I've outgrown Inbetweeners

Says Alex Green, 17

Ah, teenage years. I'm just over half way through them at the grand old age of 17, and I've experienced all the highs and lows. The highs being drugs, sex and everything you see on Skins, obviously. The lows being puberty and television shows directed at teenagers. Like Skins. Shows designed to capture teenage life, but ultimately making the likes of The Inbetweeners and Misfits (which is about young people with superpowers, for crying out loud) look way more realistic. 

I've had a complex relationship with The Inbetweeners. When it first started, I thought it was...well, shit. The Nathan Barley types in my school lapped it up though.

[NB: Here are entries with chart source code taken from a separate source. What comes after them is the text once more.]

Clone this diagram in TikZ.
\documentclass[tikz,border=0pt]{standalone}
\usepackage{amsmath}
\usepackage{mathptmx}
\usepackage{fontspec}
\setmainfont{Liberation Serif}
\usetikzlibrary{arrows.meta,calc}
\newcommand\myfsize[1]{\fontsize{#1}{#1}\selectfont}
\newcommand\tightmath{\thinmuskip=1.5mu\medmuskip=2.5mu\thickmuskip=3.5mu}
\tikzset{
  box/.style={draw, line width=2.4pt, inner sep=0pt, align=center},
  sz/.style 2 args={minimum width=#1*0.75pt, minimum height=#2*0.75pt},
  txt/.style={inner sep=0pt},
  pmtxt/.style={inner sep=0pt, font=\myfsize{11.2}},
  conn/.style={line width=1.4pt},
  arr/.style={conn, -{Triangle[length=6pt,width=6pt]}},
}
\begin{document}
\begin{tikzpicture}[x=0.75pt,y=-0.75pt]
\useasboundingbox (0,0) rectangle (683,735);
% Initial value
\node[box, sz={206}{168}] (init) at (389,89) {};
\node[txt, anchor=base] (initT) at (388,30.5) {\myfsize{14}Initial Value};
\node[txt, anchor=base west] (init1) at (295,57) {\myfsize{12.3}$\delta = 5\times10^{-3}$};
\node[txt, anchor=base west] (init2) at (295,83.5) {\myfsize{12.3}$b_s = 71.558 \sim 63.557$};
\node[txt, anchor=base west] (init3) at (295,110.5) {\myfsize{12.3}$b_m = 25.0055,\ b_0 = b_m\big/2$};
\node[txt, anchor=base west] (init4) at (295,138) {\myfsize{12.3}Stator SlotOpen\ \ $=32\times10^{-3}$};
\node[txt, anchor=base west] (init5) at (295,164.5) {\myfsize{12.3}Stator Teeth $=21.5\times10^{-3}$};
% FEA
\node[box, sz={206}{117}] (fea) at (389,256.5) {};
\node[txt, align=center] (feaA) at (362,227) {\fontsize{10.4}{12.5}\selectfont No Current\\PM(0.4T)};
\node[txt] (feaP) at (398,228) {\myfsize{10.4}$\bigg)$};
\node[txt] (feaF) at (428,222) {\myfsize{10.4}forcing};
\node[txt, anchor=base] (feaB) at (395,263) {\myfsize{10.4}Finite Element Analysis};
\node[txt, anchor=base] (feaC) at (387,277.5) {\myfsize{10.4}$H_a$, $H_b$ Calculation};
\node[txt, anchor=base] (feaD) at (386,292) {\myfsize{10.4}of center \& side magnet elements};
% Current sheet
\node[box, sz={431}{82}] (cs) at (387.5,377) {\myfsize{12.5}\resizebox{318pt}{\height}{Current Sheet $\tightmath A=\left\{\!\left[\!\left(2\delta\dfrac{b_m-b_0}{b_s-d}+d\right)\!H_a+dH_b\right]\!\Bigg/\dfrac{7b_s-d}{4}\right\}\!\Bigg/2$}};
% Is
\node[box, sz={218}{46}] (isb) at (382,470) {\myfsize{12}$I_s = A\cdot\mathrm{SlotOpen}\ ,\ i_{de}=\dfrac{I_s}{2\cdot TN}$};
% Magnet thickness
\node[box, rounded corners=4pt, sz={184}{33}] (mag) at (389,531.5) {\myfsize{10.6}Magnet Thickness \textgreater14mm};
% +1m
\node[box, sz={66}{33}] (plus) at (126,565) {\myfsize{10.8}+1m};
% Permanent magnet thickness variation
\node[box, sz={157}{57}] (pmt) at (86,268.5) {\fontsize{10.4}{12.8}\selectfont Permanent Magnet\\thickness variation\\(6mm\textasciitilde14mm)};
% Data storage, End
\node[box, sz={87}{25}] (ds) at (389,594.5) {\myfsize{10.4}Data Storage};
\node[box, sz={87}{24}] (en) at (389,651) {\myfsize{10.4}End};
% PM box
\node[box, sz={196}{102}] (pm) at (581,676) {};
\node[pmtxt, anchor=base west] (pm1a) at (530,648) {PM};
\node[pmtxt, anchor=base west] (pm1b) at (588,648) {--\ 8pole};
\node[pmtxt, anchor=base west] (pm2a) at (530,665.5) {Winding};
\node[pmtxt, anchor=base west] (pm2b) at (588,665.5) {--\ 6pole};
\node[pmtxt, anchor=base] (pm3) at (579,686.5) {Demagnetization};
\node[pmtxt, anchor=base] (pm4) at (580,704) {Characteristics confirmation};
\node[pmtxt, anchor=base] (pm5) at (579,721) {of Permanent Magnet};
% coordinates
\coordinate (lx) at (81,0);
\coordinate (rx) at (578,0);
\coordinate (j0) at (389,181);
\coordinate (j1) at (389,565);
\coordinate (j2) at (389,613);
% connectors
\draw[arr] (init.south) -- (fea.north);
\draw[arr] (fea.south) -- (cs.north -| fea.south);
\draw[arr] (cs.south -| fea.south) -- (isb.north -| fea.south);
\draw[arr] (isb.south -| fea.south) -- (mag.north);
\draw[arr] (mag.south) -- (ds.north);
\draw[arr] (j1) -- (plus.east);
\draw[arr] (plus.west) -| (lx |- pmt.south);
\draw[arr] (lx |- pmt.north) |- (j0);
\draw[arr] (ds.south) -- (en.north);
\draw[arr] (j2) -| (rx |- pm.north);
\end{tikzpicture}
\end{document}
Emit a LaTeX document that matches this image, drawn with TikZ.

Then I caught an episode halfway through its second series, to see what all this fuss was about, and I enjoyed it. It's obvious why it appeals to the simpler minds of youth, the humour isn't exactly of Fry & Laurie standards. But, it works well, there's a sense of irony that some don't seem to understand. They're not role models at all, complete opposites in fact. But the yelps of ‘Bus Wanker!’ and ‘Briefcase Wanker!’ echo around my school corridors like an infestation of immaturity.

As much as I despised them doing this, the actual show was hilarious. That is, until it reached its third and final series. By now, the writers had probably realised the intellectual depth of the audience the show drew in, so they decided to dumb it down even further. Instead of episodes ending in being lost at sea, confronted comically about lies and misunderstandings, and showing pure friendship. They ended in Simon's testicle hanging about, Will kicking an old lady in the face, Simon repeatedly punching his flacid penis, and mutual vomiting in a tent. 

I'm not saying that the first two series were deeper and more intelligent. It's quite obvious that The Inbetweeners is the definition of stupid humour. But, for its final series, it got dumbed down to an embarrassing level.

It was quite clear that deep down they had a four-way bromance between them. A touching episode in series one in which Simon and Jay help Will come round from an unpleasant jilting by his love, Charlotte, is a good example of this. However, in series three's finale, it was announced that Simon would be moving away. Not a shread of emotion is shown as the boys spend their final times together on a camping holiday. It focussed more on the childishly gross situations. Like that mutual vomit.

Where do they go from here? Well, there's a film in the works, and from the plot points leaked on Chortle a few weeks back, I doubt I'll be racing to the cinema to see it. And they have toured places with rude names for Comic Relief. Sorry Inbetweeners, I've outgrown you, and you've probably outgrown yourself, too.